→ **Written problem**
From the entries below, reproduce exactly the lines from the one with "Clone this chart" through the one with "const DASH = '6 2 1.5 2';", both included, without images.
start Data for processing
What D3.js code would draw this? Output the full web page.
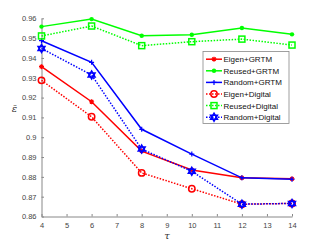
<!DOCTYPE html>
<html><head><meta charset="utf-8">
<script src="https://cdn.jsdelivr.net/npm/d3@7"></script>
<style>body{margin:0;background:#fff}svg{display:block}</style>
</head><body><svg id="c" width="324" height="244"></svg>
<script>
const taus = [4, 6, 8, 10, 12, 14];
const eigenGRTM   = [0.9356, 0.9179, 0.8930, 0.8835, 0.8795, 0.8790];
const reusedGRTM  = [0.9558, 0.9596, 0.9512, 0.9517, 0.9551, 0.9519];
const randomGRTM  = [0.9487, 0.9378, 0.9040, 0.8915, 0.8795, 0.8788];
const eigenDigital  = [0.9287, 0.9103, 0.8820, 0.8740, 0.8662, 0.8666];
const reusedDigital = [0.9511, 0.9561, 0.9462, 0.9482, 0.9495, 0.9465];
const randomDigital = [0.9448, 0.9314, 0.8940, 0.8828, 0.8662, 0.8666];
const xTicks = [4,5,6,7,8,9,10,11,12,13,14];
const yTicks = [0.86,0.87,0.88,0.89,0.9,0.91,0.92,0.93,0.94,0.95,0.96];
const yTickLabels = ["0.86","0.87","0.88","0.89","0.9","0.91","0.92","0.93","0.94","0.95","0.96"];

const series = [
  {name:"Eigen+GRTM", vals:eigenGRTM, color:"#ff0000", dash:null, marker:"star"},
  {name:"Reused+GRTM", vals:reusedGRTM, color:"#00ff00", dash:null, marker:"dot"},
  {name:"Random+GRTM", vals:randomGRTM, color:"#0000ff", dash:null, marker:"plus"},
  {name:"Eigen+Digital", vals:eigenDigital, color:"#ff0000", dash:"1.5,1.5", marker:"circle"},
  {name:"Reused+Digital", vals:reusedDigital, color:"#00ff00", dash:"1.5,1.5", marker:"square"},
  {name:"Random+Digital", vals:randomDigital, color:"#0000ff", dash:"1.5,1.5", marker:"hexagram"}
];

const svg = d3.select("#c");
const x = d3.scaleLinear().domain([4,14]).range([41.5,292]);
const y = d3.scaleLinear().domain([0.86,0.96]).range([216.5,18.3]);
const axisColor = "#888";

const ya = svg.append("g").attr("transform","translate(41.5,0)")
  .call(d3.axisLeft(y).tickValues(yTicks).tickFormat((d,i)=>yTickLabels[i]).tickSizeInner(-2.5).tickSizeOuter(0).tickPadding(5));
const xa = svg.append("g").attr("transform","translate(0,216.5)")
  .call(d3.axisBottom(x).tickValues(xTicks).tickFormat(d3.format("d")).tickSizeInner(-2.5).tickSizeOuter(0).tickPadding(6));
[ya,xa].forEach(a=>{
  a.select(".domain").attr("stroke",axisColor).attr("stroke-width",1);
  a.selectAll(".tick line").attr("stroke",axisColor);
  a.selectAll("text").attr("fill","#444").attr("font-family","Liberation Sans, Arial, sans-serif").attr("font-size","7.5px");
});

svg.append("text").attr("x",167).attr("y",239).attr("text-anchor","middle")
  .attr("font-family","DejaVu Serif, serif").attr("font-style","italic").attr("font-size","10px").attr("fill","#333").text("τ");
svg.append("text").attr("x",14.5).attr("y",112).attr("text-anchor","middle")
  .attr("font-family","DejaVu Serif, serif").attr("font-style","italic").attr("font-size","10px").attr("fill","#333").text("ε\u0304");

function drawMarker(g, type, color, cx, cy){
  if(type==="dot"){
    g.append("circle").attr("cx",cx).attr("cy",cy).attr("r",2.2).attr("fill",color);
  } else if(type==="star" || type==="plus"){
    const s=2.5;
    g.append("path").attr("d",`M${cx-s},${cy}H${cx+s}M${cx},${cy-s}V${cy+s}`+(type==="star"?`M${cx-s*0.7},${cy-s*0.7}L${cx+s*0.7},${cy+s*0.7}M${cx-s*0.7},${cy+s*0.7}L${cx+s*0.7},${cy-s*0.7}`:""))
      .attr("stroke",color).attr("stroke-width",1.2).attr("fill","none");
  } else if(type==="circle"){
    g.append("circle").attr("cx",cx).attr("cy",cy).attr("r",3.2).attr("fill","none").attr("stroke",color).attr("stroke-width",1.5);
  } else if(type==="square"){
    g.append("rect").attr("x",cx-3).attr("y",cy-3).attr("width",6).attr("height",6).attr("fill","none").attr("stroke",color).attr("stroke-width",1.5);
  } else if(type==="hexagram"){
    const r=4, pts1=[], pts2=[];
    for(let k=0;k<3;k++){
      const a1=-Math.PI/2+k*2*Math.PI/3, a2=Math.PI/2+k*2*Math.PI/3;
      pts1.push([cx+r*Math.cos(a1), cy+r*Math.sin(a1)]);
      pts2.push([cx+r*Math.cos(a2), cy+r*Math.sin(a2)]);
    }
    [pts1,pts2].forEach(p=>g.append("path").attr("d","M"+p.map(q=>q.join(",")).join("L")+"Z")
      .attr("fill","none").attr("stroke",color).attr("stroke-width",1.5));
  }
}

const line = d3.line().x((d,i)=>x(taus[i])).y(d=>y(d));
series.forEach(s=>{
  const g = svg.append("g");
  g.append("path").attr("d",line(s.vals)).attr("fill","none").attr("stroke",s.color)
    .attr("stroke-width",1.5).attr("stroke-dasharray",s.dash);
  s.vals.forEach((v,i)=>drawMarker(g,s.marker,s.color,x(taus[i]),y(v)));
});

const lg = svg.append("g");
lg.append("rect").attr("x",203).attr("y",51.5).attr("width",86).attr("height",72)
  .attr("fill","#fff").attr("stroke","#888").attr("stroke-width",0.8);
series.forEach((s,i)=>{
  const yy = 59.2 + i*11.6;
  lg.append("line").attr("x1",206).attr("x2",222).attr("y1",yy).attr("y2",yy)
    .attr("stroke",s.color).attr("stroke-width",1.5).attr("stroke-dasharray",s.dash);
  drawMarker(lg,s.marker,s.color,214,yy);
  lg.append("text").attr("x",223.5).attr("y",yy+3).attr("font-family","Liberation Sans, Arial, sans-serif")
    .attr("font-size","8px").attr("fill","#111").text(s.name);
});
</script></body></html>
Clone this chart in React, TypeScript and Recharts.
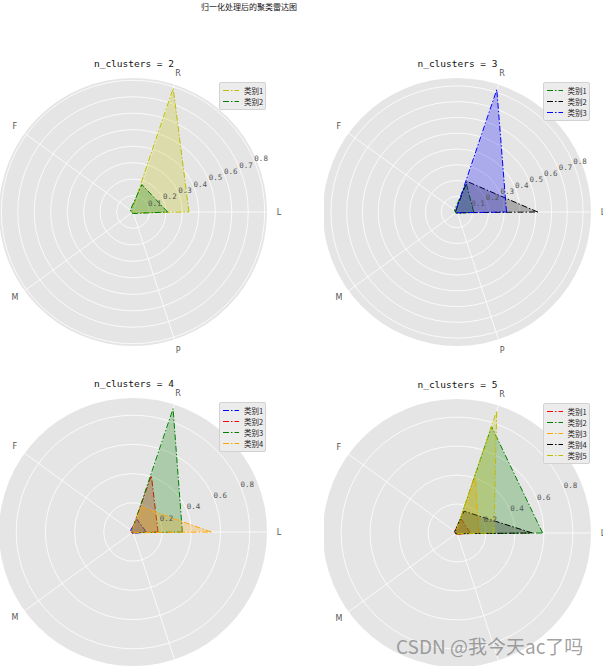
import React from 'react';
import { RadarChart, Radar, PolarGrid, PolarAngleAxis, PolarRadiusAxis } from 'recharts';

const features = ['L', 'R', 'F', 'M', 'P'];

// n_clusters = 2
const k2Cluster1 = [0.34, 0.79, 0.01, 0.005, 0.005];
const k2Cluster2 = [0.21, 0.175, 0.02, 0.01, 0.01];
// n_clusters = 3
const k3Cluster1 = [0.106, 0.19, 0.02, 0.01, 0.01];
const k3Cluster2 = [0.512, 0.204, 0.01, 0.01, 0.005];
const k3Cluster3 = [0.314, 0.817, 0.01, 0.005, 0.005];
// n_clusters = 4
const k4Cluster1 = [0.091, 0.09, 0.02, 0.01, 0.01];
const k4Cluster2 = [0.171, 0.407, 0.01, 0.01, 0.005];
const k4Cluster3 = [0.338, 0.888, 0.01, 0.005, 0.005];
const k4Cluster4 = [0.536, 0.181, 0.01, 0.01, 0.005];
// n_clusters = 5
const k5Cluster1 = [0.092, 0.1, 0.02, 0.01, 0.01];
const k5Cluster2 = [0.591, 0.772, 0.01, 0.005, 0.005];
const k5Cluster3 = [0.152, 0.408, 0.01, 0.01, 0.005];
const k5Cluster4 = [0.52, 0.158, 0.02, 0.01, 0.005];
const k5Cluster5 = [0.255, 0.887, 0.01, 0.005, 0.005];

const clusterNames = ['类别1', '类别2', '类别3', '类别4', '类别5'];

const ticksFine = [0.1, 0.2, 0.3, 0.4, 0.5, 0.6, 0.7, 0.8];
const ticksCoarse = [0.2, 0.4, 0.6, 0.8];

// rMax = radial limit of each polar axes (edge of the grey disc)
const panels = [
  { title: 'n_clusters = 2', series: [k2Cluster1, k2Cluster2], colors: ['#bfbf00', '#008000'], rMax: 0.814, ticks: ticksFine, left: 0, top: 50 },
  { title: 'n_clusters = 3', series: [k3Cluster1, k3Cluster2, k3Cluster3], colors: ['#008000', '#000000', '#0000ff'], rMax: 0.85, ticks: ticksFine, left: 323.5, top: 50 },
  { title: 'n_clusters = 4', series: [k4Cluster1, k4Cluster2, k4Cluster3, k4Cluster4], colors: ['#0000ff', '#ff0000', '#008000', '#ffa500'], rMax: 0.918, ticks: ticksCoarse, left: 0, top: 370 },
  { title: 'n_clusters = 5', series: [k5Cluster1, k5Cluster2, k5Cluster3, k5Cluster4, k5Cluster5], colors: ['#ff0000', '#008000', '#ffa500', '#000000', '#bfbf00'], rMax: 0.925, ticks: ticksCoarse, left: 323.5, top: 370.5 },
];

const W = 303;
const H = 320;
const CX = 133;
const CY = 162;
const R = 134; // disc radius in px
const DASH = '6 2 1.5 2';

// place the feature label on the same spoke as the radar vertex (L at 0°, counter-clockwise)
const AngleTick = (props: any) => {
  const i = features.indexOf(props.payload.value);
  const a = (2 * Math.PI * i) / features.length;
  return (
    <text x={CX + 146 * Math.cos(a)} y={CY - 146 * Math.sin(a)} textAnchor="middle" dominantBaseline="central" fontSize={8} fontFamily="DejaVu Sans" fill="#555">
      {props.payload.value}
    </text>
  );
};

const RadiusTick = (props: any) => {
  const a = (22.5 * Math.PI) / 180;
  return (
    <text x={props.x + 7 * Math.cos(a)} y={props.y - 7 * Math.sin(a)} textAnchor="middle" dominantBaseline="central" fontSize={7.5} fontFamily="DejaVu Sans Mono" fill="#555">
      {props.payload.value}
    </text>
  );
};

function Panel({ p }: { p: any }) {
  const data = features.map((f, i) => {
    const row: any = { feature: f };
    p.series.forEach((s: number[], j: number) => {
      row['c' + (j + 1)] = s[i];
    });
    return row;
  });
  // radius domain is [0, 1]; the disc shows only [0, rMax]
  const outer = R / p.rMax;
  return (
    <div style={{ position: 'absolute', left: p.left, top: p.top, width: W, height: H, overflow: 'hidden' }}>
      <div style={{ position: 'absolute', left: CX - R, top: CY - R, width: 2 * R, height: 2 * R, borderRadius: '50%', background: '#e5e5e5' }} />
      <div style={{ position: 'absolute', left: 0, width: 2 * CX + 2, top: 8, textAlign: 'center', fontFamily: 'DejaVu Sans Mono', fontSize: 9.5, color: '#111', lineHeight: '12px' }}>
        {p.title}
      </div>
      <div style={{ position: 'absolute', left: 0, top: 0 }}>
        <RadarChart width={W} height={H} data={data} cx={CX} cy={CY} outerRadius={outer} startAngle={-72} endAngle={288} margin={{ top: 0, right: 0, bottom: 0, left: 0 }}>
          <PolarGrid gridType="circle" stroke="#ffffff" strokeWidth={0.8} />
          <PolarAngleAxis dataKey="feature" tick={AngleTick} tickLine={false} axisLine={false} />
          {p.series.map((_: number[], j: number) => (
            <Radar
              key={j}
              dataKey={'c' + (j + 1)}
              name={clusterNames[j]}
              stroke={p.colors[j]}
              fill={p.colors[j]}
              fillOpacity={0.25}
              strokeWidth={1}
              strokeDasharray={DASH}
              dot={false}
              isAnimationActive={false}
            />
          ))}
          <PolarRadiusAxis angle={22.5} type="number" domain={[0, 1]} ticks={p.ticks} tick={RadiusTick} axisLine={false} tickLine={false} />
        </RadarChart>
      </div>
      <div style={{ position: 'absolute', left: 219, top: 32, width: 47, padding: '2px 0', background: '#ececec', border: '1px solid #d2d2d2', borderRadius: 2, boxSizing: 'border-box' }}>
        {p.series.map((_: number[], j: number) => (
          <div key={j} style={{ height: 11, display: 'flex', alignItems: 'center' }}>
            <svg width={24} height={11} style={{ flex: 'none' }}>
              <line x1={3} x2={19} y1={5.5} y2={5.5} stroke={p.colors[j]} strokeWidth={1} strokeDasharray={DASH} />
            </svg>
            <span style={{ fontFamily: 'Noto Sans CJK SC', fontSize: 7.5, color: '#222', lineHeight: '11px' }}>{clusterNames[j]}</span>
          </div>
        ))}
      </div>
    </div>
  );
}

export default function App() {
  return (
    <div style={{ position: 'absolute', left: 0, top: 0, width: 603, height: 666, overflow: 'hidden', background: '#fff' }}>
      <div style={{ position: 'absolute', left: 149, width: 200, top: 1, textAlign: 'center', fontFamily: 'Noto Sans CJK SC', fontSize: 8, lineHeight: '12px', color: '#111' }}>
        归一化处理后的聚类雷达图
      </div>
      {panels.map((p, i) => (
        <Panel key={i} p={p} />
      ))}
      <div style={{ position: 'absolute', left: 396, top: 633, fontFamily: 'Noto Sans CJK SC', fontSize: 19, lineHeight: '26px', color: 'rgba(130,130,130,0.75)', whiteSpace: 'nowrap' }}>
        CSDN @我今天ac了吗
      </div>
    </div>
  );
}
end Data for processing
start Data for processing
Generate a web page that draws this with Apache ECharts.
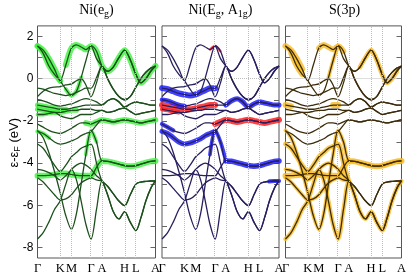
end Data for processing
→ **Written response**
Clone this chart in React, TypeScript and Recharts.
import React from 'react';
import { RadarChart, Radar, PolarGrid, PolarAngleAxis, PolarRadiusAxis } from 'recharts';

const features = ['L', 'R', 'F', 'M', 'P'];

// n_clusters = 2
const k2Cluster1 = [0.34, 0.79, 0.01, 0.005, 0.005];
const k2Cluster2 = [0.21, 0.175, 0.02, 0.01, 0.01];
// n_clusters = 3
const k3Cluster1 = [0.106, 0.19, 0.02, 0.01, 0.01];
const k3Cluster2 = [0.512, 0.204, 0.01, 0.01, 0.005];
const k3Cluster3 = [0.314, 0.817, 0.01, 0.005, 0.005];
// n_clusters = 4
const k4Cluster1 = [0.091, 0.09, 0.02, 0.01, 0.01];
const k4Cluster2 = [0.171, 0.407, 0.01, 0.01, 0.005];
const k4Cluster3 = [0.338, 0.888, 0.01, 0.005, 0.005];
const k4Cluster4 = [0.536, 0.181, 0.01, 0.01, 0.005];
// n_clusters = 5
const k5Cluster1 = [0.092, 0.1, 0.02, 0.01, 0.01];
const k5Cluster2 = [0.591, 0.772, 0.01, 0.005, 0.005];
const k5Cluster3 = [0.152, 0.408, 0.01, 0.01, 0.005];
const k5Cluster4 = [0.52, 0.158, 0.02, 0.01, 0.005];
const k5Cluster5 = [0.255, 0.887, 0.01, 0.005, 0.005];

const clusterNames = ['类别1', '类别2', '类别3', '类别4', '类别5'];

const ticksFine = [0.1, 0.2, 0.3, 0.4, 0.5, 0.6, 0.7, 0.8];
const ticksCoarse = [0.2, 0.4, 0.6, 0.8];

// rMax = radial limit of each polar axes (edge of the grey disc)
const panels = [
  { title: 'n_clusters = 2', series: [k2Cluster1, k2Cluster2], colors: ['#bfbf00', '#008000'], rMax: 0.814, ticks: ticksFine, left: 0, top: 50 },
  { title: 'n_clusters = 3', series: [k3Cluster1, k3Cluster2, k3Cluster3], colors: ['#008000', '#000000', '#0000ff'], rMax: 0.85, ticks: ticksFine, left: 323.5, top: 50 },
  { title: 'n_clusters = 4', series: [k4Cluster1, k4Cluster2, k4Cluster3, k4Cluster4], colors: ['#0000ff', '#ff0000', '#008000', '#ffa500'], rMax: 0.918, ticks: ticksCoarse, left: 0, top: 370 },
  { title: 'n_clusters = 5', series: [k5Cluster1, k5Cluster2, k5Cluster3, k5Cluster4, k5Cluster5], colors: ['#ff0000', '#008000', '#ffa500', '#000000', '#bfbf00'], rMax: 0.925, ticks: ticksCoarse, left: 323.5, top: 370.5 },
];

const W = 303;
const H = 320;
const CX = 133;
const CY = 162;
const R = 134; // disc radius in px
const DASH = '6 2 1.5 2';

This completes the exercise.